**GIVEN REQUEST**:
Reproduce the listing exactly and skip over any pictures.

**MATERIAL PROVIDED**:

--------------------------------

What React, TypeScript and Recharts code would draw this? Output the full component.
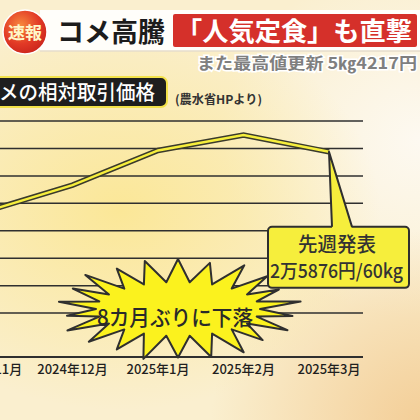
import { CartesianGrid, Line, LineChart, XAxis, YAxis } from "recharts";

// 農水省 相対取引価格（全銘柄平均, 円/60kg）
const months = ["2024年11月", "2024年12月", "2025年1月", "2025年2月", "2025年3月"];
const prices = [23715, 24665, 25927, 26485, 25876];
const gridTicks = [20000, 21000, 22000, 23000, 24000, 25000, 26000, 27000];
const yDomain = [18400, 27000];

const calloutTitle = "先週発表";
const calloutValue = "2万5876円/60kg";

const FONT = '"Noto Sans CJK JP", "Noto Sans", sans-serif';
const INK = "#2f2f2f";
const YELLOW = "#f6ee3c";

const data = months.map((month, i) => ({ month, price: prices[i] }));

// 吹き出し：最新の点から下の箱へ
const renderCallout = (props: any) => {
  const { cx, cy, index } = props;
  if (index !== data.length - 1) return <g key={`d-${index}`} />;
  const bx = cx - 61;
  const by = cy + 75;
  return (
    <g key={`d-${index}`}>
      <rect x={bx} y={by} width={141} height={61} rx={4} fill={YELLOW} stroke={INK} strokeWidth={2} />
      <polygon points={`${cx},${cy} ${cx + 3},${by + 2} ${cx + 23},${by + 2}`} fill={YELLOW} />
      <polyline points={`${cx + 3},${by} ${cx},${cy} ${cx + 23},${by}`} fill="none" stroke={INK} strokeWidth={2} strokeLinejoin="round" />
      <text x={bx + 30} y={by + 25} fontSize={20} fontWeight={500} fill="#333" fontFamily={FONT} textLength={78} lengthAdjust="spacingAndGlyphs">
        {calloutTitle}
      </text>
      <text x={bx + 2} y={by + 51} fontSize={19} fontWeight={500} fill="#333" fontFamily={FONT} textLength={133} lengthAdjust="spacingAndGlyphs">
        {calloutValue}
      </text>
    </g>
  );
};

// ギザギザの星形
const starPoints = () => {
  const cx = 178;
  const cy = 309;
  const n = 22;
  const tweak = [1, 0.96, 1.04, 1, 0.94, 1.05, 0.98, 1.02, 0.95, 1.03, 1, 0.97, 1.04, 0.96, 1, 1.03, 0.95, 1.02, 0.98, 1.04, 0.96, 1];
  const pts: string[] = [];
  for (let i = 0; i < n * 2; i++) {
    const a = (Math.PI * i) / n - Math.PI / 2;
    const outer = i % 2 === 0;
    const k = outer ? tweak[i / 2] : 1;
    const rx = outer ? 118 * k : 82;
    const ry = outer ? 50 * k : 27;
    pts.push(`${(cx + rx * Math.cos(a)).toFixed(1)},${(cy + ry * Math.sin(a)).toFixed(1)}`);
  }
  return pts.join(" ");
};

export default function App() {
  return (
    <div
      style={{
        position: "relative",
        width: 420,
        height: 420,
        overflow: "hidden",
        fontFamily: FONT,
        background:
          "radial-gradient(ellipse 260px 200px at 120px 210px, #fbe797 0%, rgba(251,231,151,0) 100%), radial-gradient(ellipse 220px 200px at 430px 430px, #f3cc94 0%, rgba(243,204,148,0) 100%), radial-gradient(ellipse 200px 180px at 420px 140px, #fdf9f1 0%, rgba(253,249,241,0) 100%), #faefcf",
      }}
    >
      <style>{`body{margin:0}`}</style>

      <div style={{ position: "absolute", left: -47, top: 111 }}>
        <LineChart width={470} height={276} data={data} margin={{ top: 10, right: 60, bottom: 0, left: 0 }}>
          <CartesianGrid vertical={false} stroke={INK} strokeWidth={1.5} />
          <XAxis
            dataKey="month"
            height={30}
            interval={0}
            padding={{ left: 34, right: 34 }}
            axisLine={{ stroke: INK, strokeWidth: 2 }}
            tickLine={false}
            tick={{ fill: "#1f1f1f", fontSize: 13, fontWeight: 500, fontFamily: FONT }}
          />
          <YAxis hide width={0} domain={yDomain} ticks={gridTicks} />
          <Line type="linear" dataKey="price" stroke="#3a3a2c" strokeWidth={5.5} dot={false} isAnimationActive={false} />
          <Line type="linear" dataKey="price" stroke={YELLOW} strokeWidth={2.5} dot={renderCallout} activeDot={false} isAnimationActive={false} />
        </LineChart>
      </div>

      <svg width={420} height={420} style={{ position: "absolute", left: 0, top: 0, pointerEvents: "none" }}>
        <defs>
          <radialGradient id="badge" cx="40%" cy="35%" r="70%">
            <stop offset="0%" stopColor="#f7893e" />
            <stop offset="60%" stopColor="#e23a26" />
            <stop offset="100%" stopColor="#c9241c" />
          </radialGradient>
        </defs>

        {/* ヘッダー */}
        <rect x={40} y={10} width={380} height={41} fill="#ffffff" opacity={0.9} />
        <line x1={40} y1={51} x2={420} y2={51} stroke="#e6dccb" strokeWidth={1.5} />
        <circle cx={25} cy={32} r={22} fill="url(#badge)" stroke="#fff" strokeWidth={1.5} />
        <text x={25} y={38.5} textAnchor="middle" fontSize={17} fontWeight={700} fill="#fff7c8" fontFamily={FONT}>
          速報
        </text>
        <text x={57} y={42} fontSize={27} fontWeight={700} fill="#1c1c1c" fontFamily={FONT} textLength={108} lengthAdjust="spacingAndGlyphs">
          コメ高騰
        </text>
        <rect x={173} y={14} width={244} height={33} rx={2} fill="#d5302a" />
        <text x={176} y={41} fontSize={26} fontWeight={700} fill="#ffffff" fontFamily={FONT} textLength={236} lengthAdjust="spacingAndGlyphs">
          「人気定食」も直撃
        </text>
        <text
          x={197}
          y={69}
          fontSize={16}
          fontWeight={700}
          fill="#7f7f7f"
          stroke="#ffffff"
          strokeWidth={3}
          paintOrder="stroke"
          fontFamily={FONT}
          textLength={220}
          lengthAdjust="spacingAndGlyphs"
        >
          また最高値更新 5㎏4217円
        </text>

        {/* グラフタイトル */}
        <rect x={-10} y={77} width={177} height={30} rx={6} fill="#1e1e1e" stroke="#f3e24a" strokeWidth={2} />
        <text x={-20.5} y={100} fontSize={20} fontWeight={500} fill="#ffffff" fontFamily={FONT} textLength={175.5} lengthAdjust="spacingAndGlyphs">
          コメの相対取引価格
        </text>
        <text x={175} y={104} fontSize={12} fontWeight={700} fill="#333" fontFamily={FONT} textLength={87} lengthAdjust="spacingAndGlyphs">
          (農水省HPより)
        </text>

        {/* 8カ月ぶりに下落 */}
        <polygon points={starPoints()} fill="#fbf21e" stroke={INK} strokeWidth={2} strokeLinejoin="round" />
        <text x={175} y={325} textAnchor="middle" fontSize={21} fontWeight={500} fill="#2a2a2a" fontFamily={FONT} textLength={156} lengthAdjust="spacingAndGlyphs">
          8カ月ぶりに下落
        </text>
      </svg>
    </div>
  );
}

--------------------------------

**THE SOLUTION**:
What React, TypeScript and Recharts code would draw this? Output the full component.
import { CartesianGrid, Line, LineChart, XAxis, YAxis } from "recharts";

// 農水省 相対取引価格（全銘柄平均, 円/60kg）
const months = ["2024年11月", "2024年12月", "2025年1月", "2025年2月", "2025年3月"];
const prices = [23715, 24665, 25927, 26485, 25876];
const gridTicks = [20000, 21000, 22000, 23000, 24000, 25000, 26000, 27000];
const yDomain = [18400, 27000];

const calloutTitle = "先週発表";
const calloutValue = "2万5876円/60kg";

const FONT = '"Noto Sans CJK JP", "Noto Sans", sans-serif';
const INK = "#2f2f2f";
const YELLOW = "#f6ee3c";

const data = months.map((month, i) => ({ month, price: prices[i] }));

// 吹き出し：最新の点から下の箱へ
const renderCallout = (props: any) => {
  const { cx, cy, index } = props;
  if (index !== data.length - 1) return <g key={`d-${index}`} />;
  const bx = cx - 61;
  const by = cy + 75;
  return (
    <g key={`d-${index}`}>
      <rect x={bx} y={by} width={141} height={61} rx={4} fill={YELLOW} stroke={INK} strokeWidth={2} />
      <polygon points={`${cx},${cy} ${cx + 3},${by + 2} ${cx + 23},${by + 2}`} fill={YELLOW} />
      <polyline points={`${cx + 3},${by} ${cx},${cy} ${cx + 23},${by}`} fill="none" stroke={INK} strokeWidth={2} strokeLinejoin="round" />
      <text x={bx + 30} y={by + 25} fontSize={20} fontWeight={500} fill="#333" fontFamily={FONT} textLength={78} lengthAdjust="spacingAndGlyphs">
        {calloutTitle}
      </text>
      <text x={bx + 2} y={by + 51} fontSize={19} fontWeight={500} fill="#333" fontFamily={FONT} textLength={133} lengthAdjust="spacingAndGlyphs">
        {calloutValue}
      </text>
    </g>
  );
};

// ギザギザの星形
const starPoints = () => {
  const cx = 178;
  const cy = 309;
  const n = 22;
  const tweak = [1, 0.96, 1.04, 1, 0.94, 1.05, 0.98, 1.02, 0.95, 1.03, 1, 0.97, 1.04, 0.96, 1, 1.03, 0.95, 1.02, 0.98, 1.04, 0.96, 1];
  const pts: string[] = [];
  for (let i = 0; i < n * 2; i++) {
    const a = (Math.PI * i) / n - Math.PI / 2;
    const outer = i % 2 === 0;
    const k = outer ? tweak[i / 2] : 1;
    const rx = outer ? 118 * k : 82;
    const ry = outer ? 50 * k : 27;
    pts.push(`${(cx + rx * Math.cos(a)).toFixed(1)},${(cy + ry * Math.sin(a)).toFixed(1)}`);
  }
  return pts.join(" ");
};

export default function App() {
  return (
    <div
      style={{
        position: "relative",
        width: 420,
        height: 420,
        overflow: "hidden",
        fontFamily: FONT,
        background:
          "radial-gradient(ellipse 260px 200px at 120px 210px, #fbe797 0%, rgba(251,231,151,0) 100%), radial-gradient(ellipse 220px 200px at 430px 430px, #f3cc94 0%, rgba(243,204,148,0) 100%), radial-gradient(ellipse 200px 180px at 420px 140px, #fdf9f1 0%, rgba(253,249,241,0) 100%), #faefcf",
      }}
    >
      <style>{`body{margin:0}`}</style>

      <div style={{ position: "absolute", left: -47, top: 111 }}>
        <LineChart width={470} height={276} data={data} margin={{ top: 10, right: 60, bottom: 0, left: 0 }}>
          <CartesianGrid vertical={false} stroke={INK} strokeWidth={1.5} />
          <XAxis
            dataKey="month"
            height={30}
            interval={0}
            padding={{ left: 34, right: 34 }}
            axisLine={{ stroke: INK, strokeWidth: 2 }}
            tickLine={false}
            tick={{ fill: "#1f1f1f", fontSize: 13, fontWeight: 500, fontFamily: FONT }}
          />
          <YAxis hide width={0} domain={yDomain} ticks={gridTicks} />
          <Line type="linear" dataKey="price" stroke="#3a3a2c" strokeWidth={5.5} dot={false} isAnimationActive={false} />
          <Line type="linear" dataKey="price" stroke={YELLOW} strokeWidth={2.5} dot={renderCallout} activeDot={false} isAnimationActive={false} />
        </LineChart>
      </div>

      <svg width={420} height={420} style={{ position: "absolute", left: 0, top: 0, pointerEvents: "none" }}>
        <defs>
          <radialGradient id="badge" cx="40%" cy="35%" r="70%">
            <stop offset="0%" stopColor="#f7893e" />
            <stop offset="60%" stopColor="#e23a26" />
            <stop offset="100%" stopColor="#c9241c" />
          </radialGradient>
        </defs>

        {/* ヘッダー */}
        <rect x={40} y={10} width={380} height={41} fill="#ffffff" opacity={0.9} />
        <line x1={40} y1={51} x2={420} y2={51} stroke="#e6dccb" strokeWidth={1.5} />
        <circle cx={25} cy={32} r={22} fill="url(#badge)" stroke="#fff" strokeWidth={1.5} />
        <text x={25} y={38.5} textAnchor="middle" fontSize={17} fontWeight={700} fill="#fff7c8" fontFamily={FONT}>
          速報
        </text>
        <text x={57} y={42} fontSize={27} fontWeight={700} fill="#1c1c1c" fontFamily={FONT} textLength={108} lengthAdjust="spacingAndGlyphs">
          コメ高騰
        </text>
        <rect x={173} y={14} width={244} height={33} rx={2} fill="#d5302a" />
        <text x={176} y={41} fontSize={26} fontWeight={700} fill="#ffffff" fontFamily={FONT} textLength={236} lengthAdjust="spacingAndGlyphs">
          「人気定食」も直撃
        </text>
        <text
          x={197}
          y={69}
          fontSize={16}
          fontWeight={700}
          fill="#7f7f7f"
          stroke="#ffffff"
          strokeWidth={3}
          paintOrder="stroke"
          fontFamily={FONT}
          textLength={220}
          lengthAdjust="spacingAndGlyphs"
        >
          また最高値更新 5㎏4217円
        </text>

        {/* グラフタイトル */}
        <rect x={-10} y={77} width={177} height={30} rx={6} fill="#1e1e1e" stroke="#f3e24a" strokeWidth={2} />
        <text x={-20.5} y={100} fontSize={20} fontWeight={500} fill="#ffffff" fontFamily={FONT} textLength={175.5} lengthAdjust="spacingAndGlyphs">
          コメの相対取引価格
        </text>
        <text x={175} y={104} fontSize={12} fontWeight={700} fill="#333" fontFamily={FONT} textLength={87} lengthAdjust="spacingAndGlyphs">
          (農水省HPより)
        </text>

        {/* 8カ月ぶりに下落 */}
        <polygon points={starPoints()} fill="#fbf21e" stroke={INK} strokeWidth={2} strokeLinejoin="round" />
        <text x={175} y={325} textAnchor="middle" fontSize={21} fontWeight={500} fill="#2a2a2a" fontFamily={FONT} textLength={156} lengthAdjust="spacingAndGlyphs">
          8カ月ぶりに下落
        </text>
      </svg>
    </div>
  );
}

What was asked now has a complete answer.